### GIVEN EXERCISE
Retype word for word the first line of the listing and each line after it up to the line with "(suitTail) -- (suitTip);", with the pictures taken out.

### RAW DATA
+ + + + +

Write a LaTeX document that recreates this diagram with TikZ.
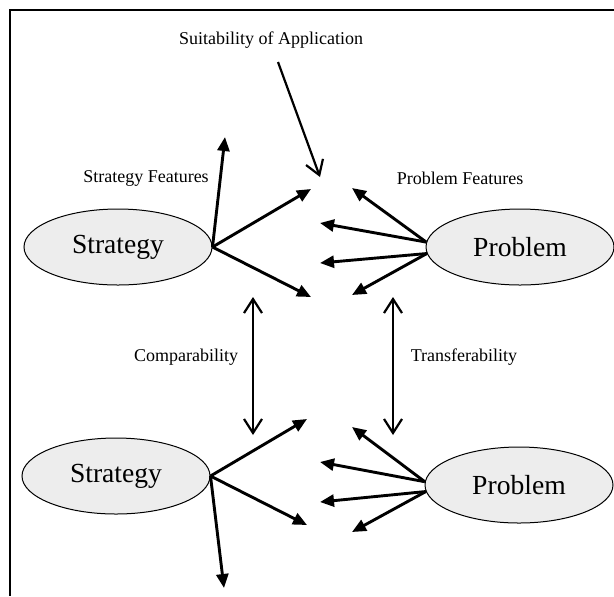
\documentclass[tikz,border=0pt]{standalone}
\usepackage{fontspec}
\setmainfont{Liberation Serif}
\usetikzlibrary{arrows.meta,shapes.geometric}

\begin{document}
\begin{tikzpicture}[x=0.5pt,y=-0.5pt,
    bar/.tip={Straight Barb[length=7pt,width=9pt]},
    ell/.style={ellipse,draw,line width=0.5pt,fill=black!7,minimum width=94pt,minimum height=38pt,inner sep=0pt,font=\fontsize{13.8}{16}\selectfont},
    lbl/.style={font=\fontsize{9}{11}\selectfont},
    feat/.style={line width=1.45pt,-{Triangle[length=7pt,width=6pt]}},
    link/.style={line width=1.1pt,-bar}]
  \useasboundingbox (0,0) rectangle (614,596);
  \draw[line width=0.9pt] (614,10) -- (10,10) -- (10,596);

  \node[ell] (sA) at (118,247) {Strategy};
  \node[ell] (pA) at (520,247) {Problem};
  \node[ell] (sB) at (116,476) {Strategy};
  \node[ell] (pB) at (519,485) {Problem};

  \node[lbl] (suit) at (271,40) {Suitability of Application};
  \node[lbl] (sfeat) at (146,178) {Strategy Features};
  \node[lbl] (pfeat) at (460,178) {Problem Features};
  \node[lbl] (comp) at (186,357) {Comparability};
  \node[lbl] (trans) at (464,357) {Transferability};

  \coordinate (suitTail) at (278,62);
  \coordinate (suitTip) at (320,177);
  \draw[link] (suitTail) -- (suitTip);

  \coordinate (s1u) at (225,137);
  \coordinate (s1a) at (311,189);
  \coordinate (s1b) at (311,297);
  \foreach \t in {s1u,s1a,s1b}
    \draw[feat] (sA.east) -- (\t);
  \coordinate (p1a) at (352,188);
  \coordinate (p1b) at (320,223);
  \coordinate (p1c) at (320,263);
  \coordinate (p1d) at (352,295);
  \draw[feat] (pA.177) -- (p1a);
  \draw[feat] (pA.177) -- (p1b);
  \draw[feat] (pA.184) -- (p1c);
  \draw[feat] (pA.184) -- (p1d);

  \coordinate (compTop) at (253,297);
  \coordinate (compBot) at (253,435);
  \coordinate (transTop) at (393,297);
  \coordinate (transBot) at (393,435);
  \draw[link,bar-bar] (compTop) -- (compBot);
  \draw[link,bar-bar] (transTop) -- (transBot);

  \coordinate (s2a) at (307,419);
  \coordinate (s2b) at (307,525);
  \coordinate (s2d) at (224,588);
  \foreach \t in {s2a,s2b,s2d}
    \draw[feat] (sB.east) -- (\t);
  \coordinate (p2a) at (352,427);
  \coordinate (p2b) at (320,462);
  \coordinate (p2c) at (320,502);
  \coordinate (p2d) at (352,532);
  \draw[feat] (pB.178) -- (p2a);
  \draw[feat] (pB.178) -- (p2b);
  \draw[feat] (pB.184) -- (p2c);
  \draw[feat] (pB.184) -- (p2d);
\end{tikzpicture}
\end{document}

+ + + + +

### RESULT OF THIS TASK
Write a LaTeX document that recreates this diagram with TikZ.
\documentclass[tikz,border=0pt]{standalone}
\usepackage{fontspec}
\setmainfont{Liberation Serif}
\usetikzlibrary{arrows.meta,shapes.geometric}

\begin{document}
\begin{tikzpicture}[x=0.5pt,y=-0.5pt,
    bar/.tip={Straight Barb[length=7pt,width=9pt]},
    ell/.style={ellipse,draw,line width=0.5pt,fill=black!7,minimum width=94pt,minimum height=38pt,inner sep=0pt,font=\fontsize{13.8}{16}\selectfont},
    lbl/.style={font=\fontsize{9}{11}\selectfont},
    feat/.style={line width=1.45pt,-{Triangle[length=7pt,width=6pt]}},
    link/.style={line width=1.1pt,-bar}]
  \useasboundingbox (0,0) rectangle (614,596);
  \draw[line width=0.9pt] (614,10) -- (10,10) -- (10,596);

  \node[ell] (sA) at (118,247) {Strategy};
  \node[ell] (pA) at (520,247) {Problem};
  \node[ell] (sB) at (116,476) {Strategy};
  \node[ell] (pB) at (519,485) {Problem};

  \node[lbl] (suit) at (271,40) {Suitability of Application};
  \node[lbl] (sfeat) at (146,178) {Strategy Features};
  \node[lbl] (pfeat) at (460,178) {Problem Features};
  \node[lbl] (comp) at (186,357) {Comparability};
  \node[lbl] (trans) at (464,357) {Transferability};

  \coordinate (suitTail) at (278,62);
  \coordinate (suitTip) at (320,177);
  \draw[link] (suitTail) -- (suitTip);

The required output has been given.